Challenges for instrument collections

The annual conference of the CIMCIM (International Committee for Museums and Collections of Music) and the Fourth International Romantic Brass Symposium will take place in Basel and Bern from February 22 to 25, 2017.

View of the current exhibition at the Basel Museum of Music (Image: zvg)

It is hard to imagine musical life today without concerts in historical performance practice. Original instruments play a central role in this, as they are in demand for concerts or for playing attempts at replicas. At the same time, they should be conserved and preserved as witnesses for posterity.
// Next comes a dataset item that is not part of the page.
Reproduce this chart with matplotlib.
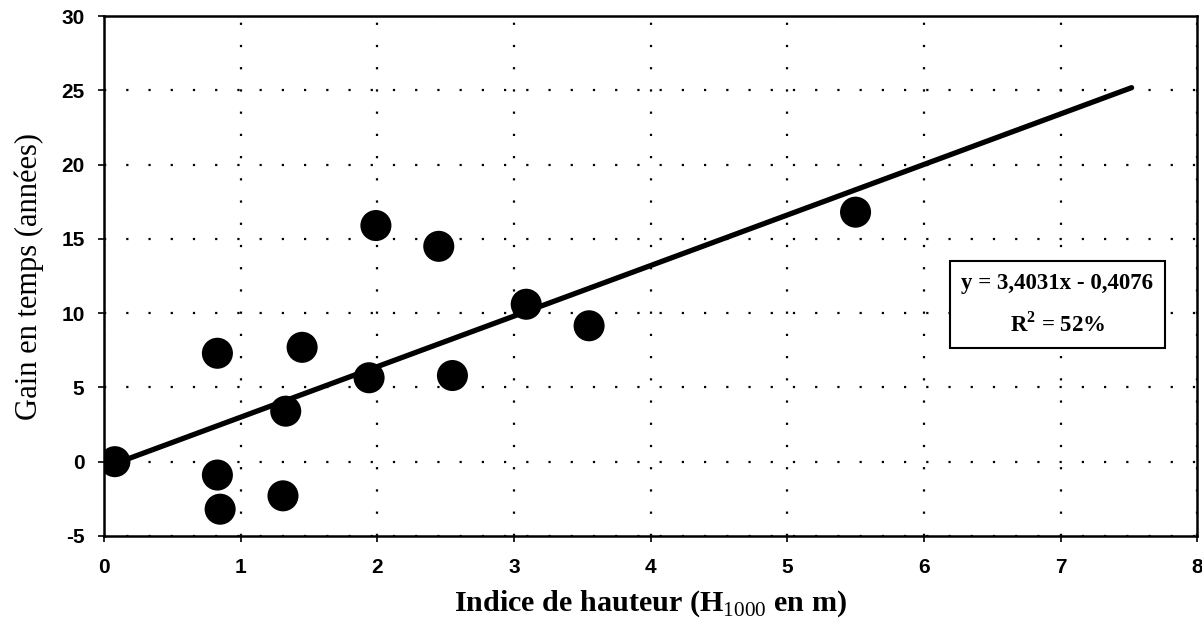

CIMCIM, the International Committee for Museums and Collections of Musical Instruments and as such part of the global umbrella organization of museums ICOM, brings together practitioners, institutions and researchers. Basel and Bern will host its annual congress in 2017: From February 22 to 25, museum directors, conservators, musicians and instrument experts will meet at the Museum of Music, the Schola Cantorum Basiliensis and the Bern University of the Arts.
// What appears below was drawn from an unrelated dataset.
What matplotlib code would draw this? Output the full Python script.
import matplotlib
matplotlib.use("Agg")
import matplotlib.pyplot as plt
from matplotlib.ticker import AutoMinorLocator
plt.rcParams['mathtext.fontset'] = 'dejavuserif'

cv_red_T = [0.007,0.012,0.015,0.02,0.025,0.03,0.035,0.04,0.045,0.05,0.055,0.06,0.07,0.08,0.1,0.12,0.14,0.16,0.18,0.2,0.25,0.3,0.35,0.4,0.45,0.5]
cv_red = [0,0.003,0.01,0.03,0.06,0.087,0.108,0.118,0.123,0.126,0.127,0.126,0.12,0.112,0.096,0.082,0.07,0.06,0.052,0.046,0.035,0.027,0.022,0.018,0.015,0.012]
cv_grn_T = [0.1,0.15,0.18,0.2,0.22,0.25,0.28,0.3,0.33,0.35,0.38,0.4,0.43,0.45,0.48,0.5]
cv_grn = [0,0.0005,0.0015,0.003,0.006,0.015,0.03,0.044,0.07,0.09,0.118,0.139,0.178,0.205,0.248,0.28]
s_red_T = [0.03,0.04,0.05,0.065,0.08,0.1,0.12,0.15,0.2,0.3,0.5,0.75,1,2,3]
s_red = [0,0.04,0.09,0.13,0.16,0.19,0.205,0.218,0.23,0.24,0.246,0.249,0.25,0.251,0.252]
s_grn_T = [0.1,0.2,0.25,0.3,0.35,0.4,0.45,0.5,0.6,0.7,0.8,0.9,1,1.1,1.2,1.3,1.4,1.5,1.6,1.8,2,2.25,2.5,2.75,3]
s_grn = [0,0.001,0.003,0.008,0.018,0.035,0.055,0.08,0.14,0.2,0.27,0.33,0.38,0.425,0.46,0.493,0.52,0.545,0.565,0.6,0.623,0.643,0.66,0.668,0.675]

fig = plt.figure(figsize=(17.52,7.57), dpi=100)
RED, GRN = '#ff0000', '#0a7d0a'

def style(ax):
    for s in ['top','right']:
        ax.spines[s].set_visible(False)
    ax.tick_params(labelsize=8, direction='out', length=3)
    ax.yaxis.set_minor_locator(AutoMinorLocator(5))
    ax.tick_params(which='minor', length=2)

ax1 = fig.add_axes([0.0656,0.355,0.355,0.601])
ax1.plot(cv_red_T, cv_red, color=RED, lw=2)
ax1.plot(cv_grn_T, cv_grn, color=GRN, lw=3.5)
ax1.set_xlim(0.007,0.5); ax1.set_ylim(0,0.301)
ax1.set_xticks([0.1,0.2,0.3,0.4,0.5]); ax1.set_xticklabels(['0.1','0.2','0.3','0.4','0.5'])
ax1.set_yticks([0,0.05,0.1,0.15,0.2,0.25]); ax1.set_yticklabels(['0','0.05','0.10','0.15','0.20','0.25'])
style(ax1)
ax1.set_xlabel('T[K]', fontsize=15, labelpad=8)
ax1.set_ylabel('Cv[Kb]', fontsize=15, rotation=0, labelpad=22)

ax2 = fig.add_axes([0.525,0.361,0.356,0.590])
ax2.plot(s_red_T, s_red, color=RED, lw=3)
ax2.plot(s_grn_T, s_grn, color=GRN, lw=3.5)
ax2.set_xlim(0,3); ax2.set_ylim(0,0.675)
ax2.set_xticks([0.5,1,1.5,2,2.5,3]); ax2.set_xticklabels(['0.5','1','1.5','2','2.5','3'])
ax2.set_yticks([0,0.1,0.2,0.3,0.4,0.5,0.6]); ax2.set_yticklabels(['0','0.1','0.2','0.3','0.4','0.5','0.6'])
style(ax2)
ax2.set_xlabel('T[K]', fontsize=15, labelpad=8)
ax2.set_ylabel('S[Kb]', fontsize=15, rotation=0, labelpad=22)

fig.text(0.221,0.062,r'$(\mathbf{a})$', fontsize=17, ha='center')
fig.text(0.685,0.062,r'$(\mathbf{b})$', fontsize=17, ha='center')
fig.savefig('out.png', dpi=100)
Under the title "Presentation, Preservation, Interpretation - The Challenges of Musical Instrument Collections in the 21st Century", two challenges in the field of historical instruments will be addressed: How do we collect, preserve and present 20th and 21st century instruments? And how do we preserve historical wind instruments that continue to be played or are played again in concerts?
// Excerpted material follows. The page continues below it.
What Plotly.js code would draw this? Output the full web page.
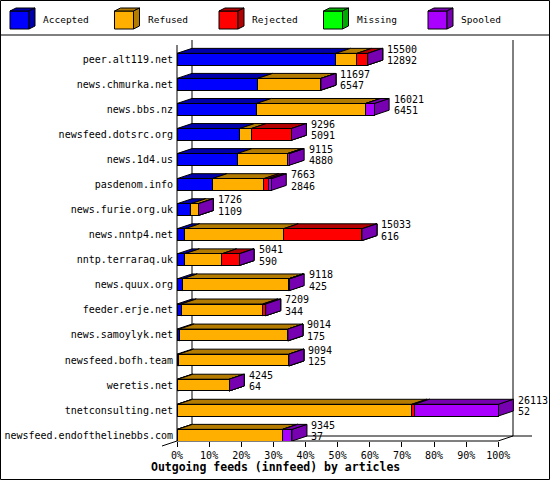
<!DOCTYPE html>
<html>
<head>
<meta charset="utf-8">
<script src="https://cdn.plot.ly/plotly-3.0.1.min.js"></script>
<style>
  html, body { margin: 0; padding: 0; background: #fff; }
  #chart { width: 550px; height: 480px; }
</style>
</head>
<body>
<div id="chart"></div>
<script>
    // --- DATA ---
    const hosts = ['peer.alt119.net', 'news.chmurka.net', 'news.bbs.nz', 'newsfeed.dotsrc.org',
        'news.1d4.us', 'pasdenom.info', 'news.furie.org.uk', 'news.nntp4.net', 'nntp.terraraq.uk',
        'news.quux.org', 'feeder.erje.net', 'news.samoylyk.net', 'newsfeed.bofh.team',
        'weretis.net', 'tnetconsulting.net', 'newsfeed.endofthelinebbs.com'];
    const offered  = [15500, 11697, 16021, 9296, 9115, 7663, 1726, 15033, 5041, 9118, 7209, 9014, 9094, 4245, 26113, 9345];
    const accepted = [12892, 6547, 6451, 5091, 4880, 2846, 1109, 616, 590, 425, 344, 175, 125, 64, 52, 37];
    const refused  = [1720, 5150, 8890, 940, 4100, 4200, 617, 8015, 3030, 8610, 6620, 8839, 8969, 4181, 19030, 8545];
    const rejected = [888, 0, 0, 3265, 0, 390, 0, 6402, 1421, 0, 245, 0, 0, 0, 210, 0];
    const missing  = [0, 0, 0, 0, 0, 0, 0, 0, 0, 0, 0, 0, 0, 0, 0, 0];
    const spooled  = [0, 0, 680, 0, 135, 227, 0, 0, 0, 83, 0, 0, 0, 0, 6821, 763];
    const xTicks = [0, 10, 20, 30, 40, 50, 60, 70, 80, 90, 100];

    const seriesNames = ['Accepted', 'Refused', 'Rejected', 'Missing', 'Spooled'];
    const seriesData = [accepted, refused, rejected, missing, spooled];

    // --- COLOURS (front face / shaded top+side) ---
    const front = ['#0000FF', '#FFAF00', '#FF0000', '#00FF00', '#AA00FF'];
    const shade = ['#0000AA', '#B37B00', '#B30000', '#00AA00', '#7700B0'];

    // --- GEOMETRY ---
    const W = 550, H = 480, L = 177, R = 5, T = 37, B = 39;
    const plotW = W - L - R, plotH = H - T - B;
    const pxPerPct = 3.213;
    const xMax = plotW / pxPerPct;
    const yRange = [15.231, -0.886];
    const pxPerCat = plotH / (yRange[0] - yRange[1]);
    const depthX = 15 / pxPerPct;      // 3D depth in % units
    const depthY = 5 / pxPerCat;       // 3D depth in category units
    const barW = 0.467;
    const font = 'DejaVu Sans Mono';
    const px2x = px => (px - L) / plotW;
    const py2y = py => (H - B - py) / plotH;

    const maxOffered = Math.max(...offered);
    const pct = v => v / maxOffered * 100;
    const idx = hosts.map((h, i) => i);

    // front faces: stacked horizontal bars
    const traces = seriesData.map((vals, k) => ({
        type: 'bar',
        orientation: 'h',
        name: seriesNames[k],
        y: idx,
        x: vals.map(pct),
        width: barW,
        marker: { color: front[k], line: { color: '#000', width: 1 } },
        hoverinfo: 'skip',
        showlegend: false
    }));

    const shapes = [];
    const line = { color: '#000', width: 1 };
    const paperPath = pts => 'M' + pts.map(p => px2x(p[0]) + ',' + py2y(p[1])).join(' L') + ' Z';

    // --- FRAME / AXES (pixel based) ---
    shapes.push({ type: 'line', xref: 'paper', yref: 'paper', layer: 'below', line,
        x0: px2x(192), y0: py2y(40), x1: px2x(192), y1: py2y(436) });
    shapes.push({ type: 'line', xref: 'paper', yref: 'paper', layer: 'below', line,
        x0: px2x(513), y0: py2y(40), x1: px2x(513), y1: py2y(436) });
    shapes.push({ type: 'line', xref: 'paper', yref: 'paper', layer: 'below', line,
        x0: px2x(192), y0: py2y(436), x1: px2x(532), y1: py2y(436) });
    shapes.push({ type: 'line', xref: 'paper', yref: 'paper', layer: 'below', line,
        x0: px2x(498), y0: py2y(441), x1: px2x(513), y1: py2y(436) });
    shapes.push({ type: 'line', xref: 'paper', yref: 'paper', layer: 'below', line,
        x0: px2x(162), y0: py2y(446), x1: px2x(177), y1: py2y(441) });
    shapes.push({ type: 'line', xref: 'paper', yref: 'paper', layer: 'below', line,
        x0: px2x(177), y0: py2y(441), x1: px2x(498), y1: py2y(441) });
    shapes.push({ type: 'line', xref: 'paper', yref: 'paper', layer: 'below', line,
        x0: px2x(177), y0: py2y(45), x1: px2x(177), y1: py2y(441) });
    // outer border and legend separator
    shapes.push({ type: 'rect', xref: 'paper', yref: 'paper', layer: 'above', line,
        x0: px2x(0.5), y0: py2y(0.5), x1: px2x(549.5), y1: py2y(479.5) });
    shapes.push({ type: 'line', xref: 'paper', yref: 'paper', layer: 'above', line,
        x0: px2x(0), y0: py2y(35), x1: px2x(550), y1: py2y(35) });

    // --- 3D TOP / SIDE FACES (from the data) ---
    idx.forEach(i => {
        const top = i - barW / 2, bot = i + barW / 2;
        let a = 0;
        seriesData.forEach((vals, k) => {
            const b = a + pct(vals[i]);
            shapes.push({ type: 'path', xref: 'x', yref: 'y', layer: 'below',
                fillcolor: shade[k], line,
                path: `M${b},${top} L${b + depthX},${top - depthY} L${b + depthX},${bot - depthY} L${b},${bot} Z` });
            if (b > a) {
                shapes.push({ type: 'path', xref: 'x', yref: 'y', layer: 'below',
                    fillcolor: shade[k], line,
                    path: `M${a},${top} L${b},${top} L${b + depthX},${top - depthY} L${a + depthX},${top - depthY} Z` });
            }
            a = b;
        });
    });

    // --- LEGEND (3D cubes) ---
    const annotations = [];
    seriesNames.forEach((name, k) => {
        const x0 = 10 + k * 104.5;
        shapes.push({ type: 'path', xref: 'paper', yref: 'paper', fillcolor: front[k], line,
            path: paperPath([[x0, 11], [x0 + 19, 11], [x0 + 19, 29], [x0, 29]]) });
        shapes.push({ type: 'path', xref: 'paper', yref: 'paper', fillcolor: shade[k], line,
            path: paperPath([[x0, 11], [x0 + 19, 11], [x0 + 25, 8], [x0 + 6, 8]]) });
        shapes.push({ type: 'path', xref: 'paper', yref: 'paper', fillcolor: shade[k], line,
            path: paperPath([[x0 + 19, 11], [x0 + 25, 8], [x0 + 25, 26], [x0 + 19, 29]]) });
        annotations.push({ xref: 'paper', yref: 'paper', x: px2x(x0 + 32), y: py2y(20),
            xanchor: 'left', yanchor: 'middle', showarrow: false, text: name,
            borderpad: 0, font: { family: font, size: 9.5, color: '#000' } });
    });

    // --- VALUE LABELS (offered / accepted) ---
    idx.forEach(i => {
        [[offered[i], 10], [accepted[i], -1.5]].forEach(([v, dy]) => {
            annotations.push({ xref: 'x', yref: 'y', x: pct(offered[i]), y: i,
                xanchor: 'left', yanchor: 'middle', xshift: 19.5, yshift: dy,
                showarrow: false, text: String(v), borderpad: 0, borderwidth: 0,
                font: { family: font, size: 10, color: '#000' } });
        });
    });

    // --- TITLE ---
    annotations.push({ xref: 'paper', yref: 'paper', x: px2x(275), y: py2y(466.5),
        xanchor: 'center', yanchor: 'middle', showarrow: false,
        text: '<b>Outgoing feeds (innfeed) by articles</b>',
        font: { family: font, size: 11.5, color: '#000' } });

    const layout = {
        width: W, height: H,
        margin: { l: L, r: R, t: T, b: B, pad: 0 },
        paper_bgcolor: '#fff', plot_bgcolor: 'rgba(0,0,0,0)',
        barmode: 'stack',
        showlegend: false,
        font: { family: font, size: 10, color: '#000' },
        xaxis: {
            range: [0, xMax], tickvals: xTicks, ticktext: xTicks.map(t => t + '%'),
            ticks: 'outside', ticklen: 5, tickcolor: '#000', tickwidth: 1,
            showgrid: false, zeroline: false, showline: false, fixedrange: true,
            tickfont: { family: font, size: 10, color: '#000' }
        },
        yaxis: {
            range: yRange, tickvals: idx, ticktext: hosts,
            ticks: '', showgrid: false, zeroline: false, showline: false, fixedrange: true,
            ticklabelstandoff: 3,
            tickfont: { family: font, size: 10, color: '#000' }
        },
        shapes, annotations
    };

    Plotly.newPlot('chart', traces, layout, { displayModeBar: false, staticPlot: true });
</script>
</body>
</html>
One focus is the presentation of the results of a Swiss research project on corrosion inside historical brass instruments and its reduction. The Bern University of the Arts, ETH Zurich, the Swiss National Museum and the Paul Scherrer Institute are involved in the project.

The program also includes concerts on historical and experimental instruments, such as excerpts from Stravinsky's Sacre du printemps with a set of historical brass instruments. Visits to collections and exhibitions in Basel, Bern, Bad Krozingen and Bad Säckingen round off the conference, which is supported by the Swiss National Science Foundation.